### Input for this task
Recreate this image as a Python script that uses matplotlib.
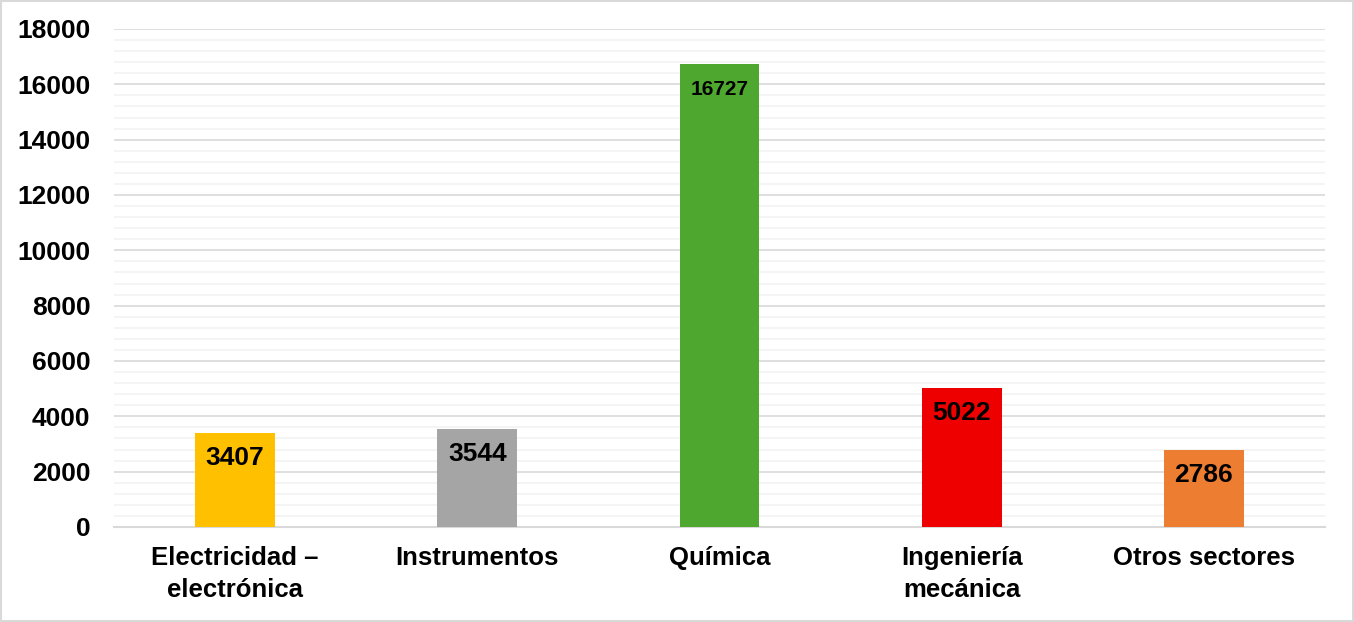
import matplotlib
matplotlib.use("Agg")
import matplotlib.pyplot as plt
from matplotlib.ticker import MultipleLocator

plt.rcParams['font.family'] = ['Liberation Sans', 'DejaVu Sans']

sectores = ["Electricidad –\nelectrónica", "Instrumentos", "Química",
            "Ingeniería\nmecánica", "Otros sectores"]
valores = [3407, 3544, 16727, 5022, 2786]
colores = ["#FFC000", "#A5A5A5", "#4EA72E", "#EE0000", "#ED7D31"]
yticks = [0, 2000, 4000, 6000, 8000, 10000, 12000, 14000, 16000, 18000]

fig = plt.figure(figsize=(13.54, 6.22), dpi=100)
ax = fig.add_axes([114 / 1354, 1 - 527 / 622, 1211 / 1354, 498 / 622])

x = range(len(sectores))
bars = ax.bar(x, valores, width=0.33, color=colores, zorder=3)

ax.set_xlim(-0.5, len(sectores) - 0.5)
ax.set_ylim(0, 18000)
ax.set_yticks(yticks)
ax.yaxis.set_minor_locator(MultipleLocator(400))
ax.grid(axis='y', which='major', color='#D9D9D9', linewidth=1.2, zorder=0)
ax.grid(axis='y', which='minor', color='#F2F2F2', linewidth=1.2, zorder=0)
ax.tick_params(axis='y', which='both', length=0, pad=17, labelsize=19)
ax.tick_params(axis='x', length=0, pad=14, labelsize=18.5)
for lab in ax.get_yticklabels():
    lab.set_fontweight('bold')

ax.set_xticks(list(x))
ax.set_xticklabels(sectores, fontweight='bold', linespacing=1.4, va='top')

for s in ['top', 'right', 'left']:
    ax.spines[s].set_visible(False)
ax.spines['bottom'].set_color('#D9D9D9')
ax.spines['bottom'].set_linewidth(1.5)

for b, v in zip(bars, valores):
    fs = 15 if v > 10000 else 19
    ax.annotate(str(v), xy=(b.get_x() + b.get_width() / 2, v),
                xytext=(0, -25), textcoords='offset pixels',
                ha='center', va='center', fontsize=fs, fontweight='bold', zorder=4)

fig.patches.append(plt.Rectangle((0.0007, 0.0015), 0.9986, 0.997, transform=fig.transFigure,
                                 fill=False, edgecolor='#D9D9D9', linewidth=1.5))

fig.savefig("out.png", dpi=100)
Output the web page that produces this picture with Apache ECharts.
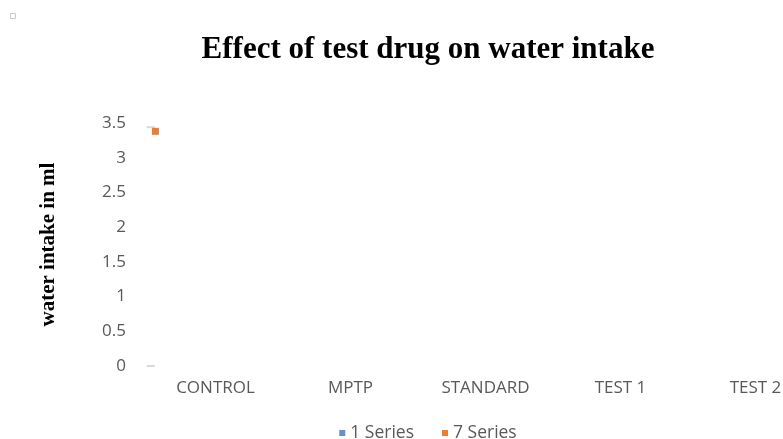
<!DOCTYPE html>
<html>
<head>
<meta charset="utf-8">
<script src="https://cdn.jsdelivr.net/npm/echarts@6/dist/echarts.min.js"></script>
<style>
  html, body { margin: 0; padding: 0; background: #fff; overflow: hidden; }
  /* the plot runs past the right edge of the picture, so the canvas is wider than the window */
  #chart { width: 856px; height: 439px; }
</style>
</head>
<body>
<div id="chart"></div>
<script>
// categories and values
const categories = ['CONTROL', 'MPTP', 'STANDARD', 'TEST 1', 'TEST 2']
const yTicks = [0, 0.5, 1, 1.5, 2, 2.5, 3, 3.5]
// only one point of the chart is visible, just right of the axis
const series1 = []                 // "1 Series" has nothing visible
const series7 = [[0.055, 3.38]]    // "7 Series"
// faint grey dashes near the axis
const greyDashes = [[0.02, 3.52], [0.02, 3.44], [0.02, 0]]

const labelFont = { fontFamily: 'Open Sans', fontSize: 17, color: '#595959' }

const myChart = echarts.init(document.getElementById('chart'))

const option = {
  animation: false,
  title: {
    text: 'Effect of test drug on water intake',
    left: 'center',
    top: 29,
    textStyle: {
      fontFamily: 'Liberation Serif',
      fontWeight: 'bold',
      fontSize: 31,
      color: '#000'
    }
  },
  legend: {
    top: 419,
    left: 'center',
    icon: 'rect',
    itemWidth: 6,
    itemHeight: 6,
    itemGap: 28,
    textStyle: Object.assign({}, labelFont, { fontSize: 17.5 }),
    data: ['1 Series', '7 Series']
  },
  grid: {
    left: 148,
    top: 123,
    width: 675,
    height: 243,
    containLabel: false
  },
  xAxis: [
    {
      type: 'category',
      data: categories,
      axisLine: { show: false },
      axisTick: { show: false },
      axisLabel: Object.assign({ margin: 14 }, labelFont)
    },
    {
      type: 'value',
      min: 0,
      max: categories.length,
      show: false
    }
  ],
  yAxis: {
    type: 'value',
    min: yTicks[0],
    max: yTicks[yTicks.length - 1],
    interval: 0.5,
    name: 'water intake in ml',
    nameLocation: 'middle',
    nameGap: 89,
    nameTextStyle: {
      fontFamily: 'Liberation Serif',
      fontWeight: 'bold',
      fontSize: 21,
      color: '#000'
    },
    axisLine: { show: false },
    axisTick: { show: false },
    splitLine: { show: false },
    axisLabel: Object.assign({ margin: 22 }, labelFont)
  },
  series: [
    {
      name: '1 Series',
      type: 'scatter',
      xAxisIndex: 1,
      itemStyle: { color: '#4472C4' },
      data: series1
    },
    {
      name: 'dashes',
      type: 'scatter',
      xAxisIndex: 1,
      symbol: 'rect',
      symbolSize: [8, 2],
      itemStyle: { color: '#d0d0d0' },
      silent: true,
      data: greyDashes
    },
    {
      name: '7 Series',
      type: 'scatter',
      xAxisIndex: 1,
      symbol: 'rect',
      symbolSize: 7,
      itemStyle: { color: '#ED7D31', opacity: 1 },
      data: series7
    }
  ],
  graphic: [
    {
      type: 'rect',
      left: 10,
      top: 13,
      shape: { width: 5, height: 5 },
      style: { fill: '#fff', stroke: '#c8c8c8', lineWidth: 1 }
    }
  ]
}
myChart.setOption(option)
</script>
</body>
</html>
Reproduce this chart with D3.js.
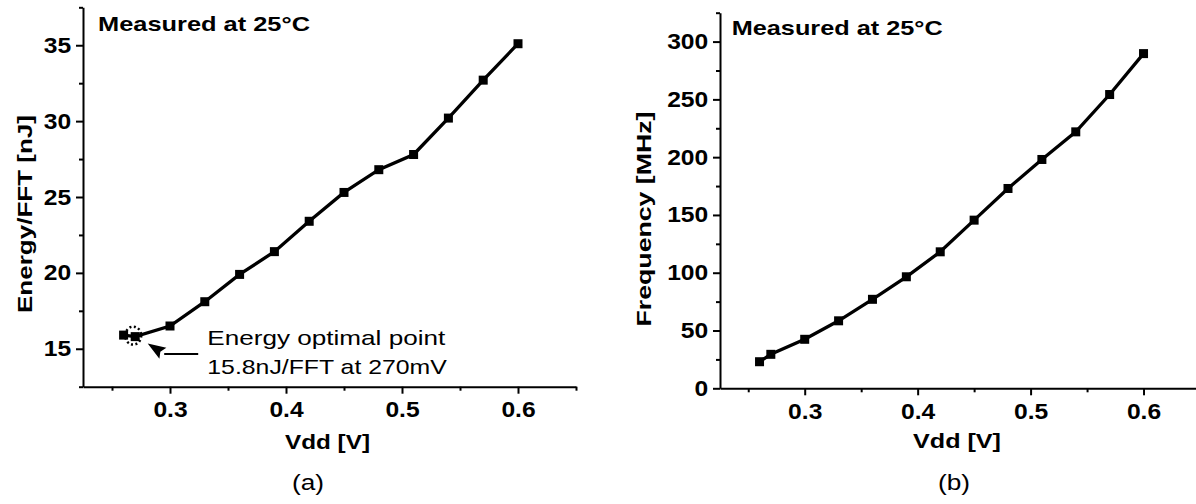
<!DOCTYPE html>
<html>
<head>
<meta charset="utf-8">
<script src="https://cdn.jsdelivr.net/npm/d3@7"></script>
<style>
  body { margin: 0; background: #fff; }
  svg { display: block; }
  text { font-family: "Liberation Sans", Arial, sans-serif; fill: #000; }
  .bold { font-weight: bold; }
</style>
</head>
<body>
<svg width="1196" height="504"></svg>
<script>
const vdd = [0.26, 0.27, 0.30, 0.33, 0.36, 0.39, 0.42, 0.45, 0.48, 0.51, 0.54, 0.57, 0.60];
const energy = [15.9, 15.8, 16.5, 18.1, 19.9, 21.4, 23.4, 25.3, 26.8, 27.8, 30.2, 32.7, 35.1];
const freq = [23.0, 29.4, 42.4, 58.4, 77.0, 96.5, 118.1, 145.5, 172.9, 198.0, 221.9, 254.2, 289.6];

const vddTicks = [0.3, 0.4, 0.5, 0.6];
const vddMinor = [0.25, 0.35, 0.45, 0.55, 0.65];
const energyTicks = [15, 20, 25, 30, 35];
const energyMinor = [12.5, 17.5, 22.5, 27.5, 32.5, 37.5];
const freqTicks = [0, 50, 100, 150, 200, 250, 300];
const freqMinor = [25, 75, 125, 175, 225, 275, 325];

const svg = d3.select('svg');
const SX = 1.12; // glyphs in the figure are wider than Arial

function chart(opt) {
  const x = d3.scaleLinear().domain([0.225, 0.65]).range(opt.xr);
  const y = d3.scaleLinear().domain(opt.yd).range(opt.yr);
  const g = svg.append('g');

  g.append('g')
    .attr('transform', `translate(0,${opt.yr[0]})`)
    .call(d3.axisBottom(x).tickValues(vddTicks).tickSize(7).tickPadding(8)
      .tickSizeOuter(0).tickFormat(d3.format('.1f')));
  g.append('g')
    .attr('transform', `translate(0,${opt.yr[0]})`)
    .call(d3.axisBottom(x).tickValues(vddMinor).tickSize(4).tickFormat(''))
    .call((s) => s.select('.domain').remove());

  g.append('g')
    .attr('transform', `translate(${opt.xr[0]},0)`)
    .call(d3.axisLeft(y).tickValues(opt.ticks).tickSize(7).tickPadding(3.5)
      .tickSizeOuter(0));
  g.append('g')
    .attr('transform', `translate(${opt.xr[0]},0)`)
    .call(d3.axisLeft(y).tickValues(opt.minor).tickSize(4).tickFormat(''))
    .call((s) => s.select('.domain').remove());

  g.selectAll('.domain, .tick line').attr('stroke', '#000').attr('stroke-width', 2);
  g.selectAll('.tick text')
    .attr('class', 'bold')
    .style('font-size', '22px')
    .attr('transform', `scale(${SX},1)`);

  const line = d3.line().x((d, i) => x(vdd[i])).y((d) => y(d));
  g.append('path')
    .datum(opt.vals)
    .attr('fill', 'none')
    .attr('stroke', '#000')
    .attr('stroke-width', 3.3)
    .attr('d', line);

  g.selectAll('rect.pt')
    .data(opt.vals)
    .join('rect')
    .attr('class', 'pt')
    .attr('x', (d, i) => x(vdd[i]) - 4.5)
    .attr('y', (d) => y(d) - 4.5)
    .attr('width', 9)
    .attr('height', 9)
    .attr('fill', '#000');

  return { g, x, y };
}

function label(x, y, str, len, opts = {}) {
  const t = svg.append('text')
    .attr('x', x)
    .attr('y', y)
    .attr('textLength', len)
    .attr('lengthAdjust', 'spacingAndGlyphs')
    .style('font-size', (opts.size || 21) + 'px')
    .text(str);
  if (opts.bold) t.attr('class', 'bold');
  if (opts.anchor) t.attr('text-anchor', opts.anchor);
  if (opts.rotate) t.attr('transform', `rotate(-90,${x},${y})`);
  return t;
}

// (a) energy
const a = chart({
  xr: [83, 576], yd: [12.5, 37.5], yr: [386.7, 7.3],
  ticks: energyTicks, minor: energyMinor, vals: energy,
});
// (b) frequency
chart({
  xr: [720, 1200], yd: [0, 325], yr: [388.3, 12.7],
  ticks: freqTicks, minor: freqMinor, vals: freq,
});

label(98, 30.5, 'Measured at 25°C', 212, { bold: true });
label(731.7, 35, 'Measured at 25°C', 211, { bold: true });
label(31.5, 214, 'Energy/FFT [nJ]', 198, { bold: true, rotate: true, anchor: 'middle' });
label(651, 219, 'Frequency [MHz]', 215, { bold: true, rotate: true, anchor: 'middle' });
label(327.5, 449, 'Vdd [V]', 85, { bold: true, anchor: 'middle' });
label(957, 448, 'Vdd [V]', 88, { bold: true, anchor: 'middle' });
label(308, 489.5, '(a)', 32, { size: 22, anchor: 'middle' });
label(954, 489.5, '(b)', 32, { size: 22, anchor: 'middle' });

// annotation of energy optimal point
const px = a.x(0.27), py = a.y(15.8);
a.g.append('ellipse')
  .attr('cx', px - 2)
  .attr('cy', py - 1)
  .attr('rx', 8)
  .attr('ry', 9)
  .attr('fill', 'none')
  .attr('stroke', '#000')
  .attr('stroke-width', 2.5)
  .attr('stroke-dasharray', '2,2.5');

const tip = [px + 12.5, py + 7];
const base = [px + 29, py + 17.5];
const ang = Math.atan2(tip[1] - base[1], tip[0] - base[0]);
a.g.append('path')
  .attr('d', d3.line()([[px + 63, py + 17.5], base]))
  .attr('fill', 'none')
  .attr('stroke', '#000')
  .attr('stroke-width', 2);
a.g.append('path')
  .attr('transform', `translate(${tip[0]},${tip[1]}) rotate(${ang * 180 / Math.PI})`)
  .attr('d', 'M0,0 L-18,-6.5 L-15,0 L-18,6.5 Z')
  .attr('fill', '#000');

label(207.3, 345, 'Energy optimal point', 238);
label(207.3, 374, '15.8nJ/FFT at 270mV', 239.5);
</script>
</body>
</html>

### What you will do
Reproduce the data above exactly, but only the lines from the one showing "Output the web" through the one showing "const myChart = echarts.init(document.getElementById('chart'))", with both ends kept and the pictures left out.

### Response
Output the web page that produces this picture with Apache ECharts.
<!DOCTYPE html>
<html>
<head>
<meta charset="utf-8">
<script src="https://cdn.jsdelivr.net/npm/echarts@6/dist/echarts.min.js"></script>
<style>
  html, body { margin: 0; padding: 0; background: #fff; overflow: hidden; }
  /* the plot runs past the right edge of the picture, so the canvas is wider than the window */
  #chart { width: 856px; height: 439px; }
</style>
</head>
<body>
<div id="chart"></div>
<script>
// categories and values
const categories = ['CONTROL', 'MPTP', 'STANDARD', 'TEST 1', 'TEST 2']
const yTicks = [0, 0.5, 1, 1.5, 2, 2.5, 3, 3.5]
// only one point of the chart is visible, just right of the axis
const series1 = []                 // "1 Series" has nothing visible
const series7 = [[0.055, 3.38]]    // "7 Series"
// faint grey dashes near the axis
const greyDashes = [[0.02, 3.52], [0.02, 3.44], [0.02, 0]]

const labelFont = { fontFamily: 'Open Sans', fontSize: 17, color: '#595959' }

const myChart = echarts.init(document.getElementById('chart'))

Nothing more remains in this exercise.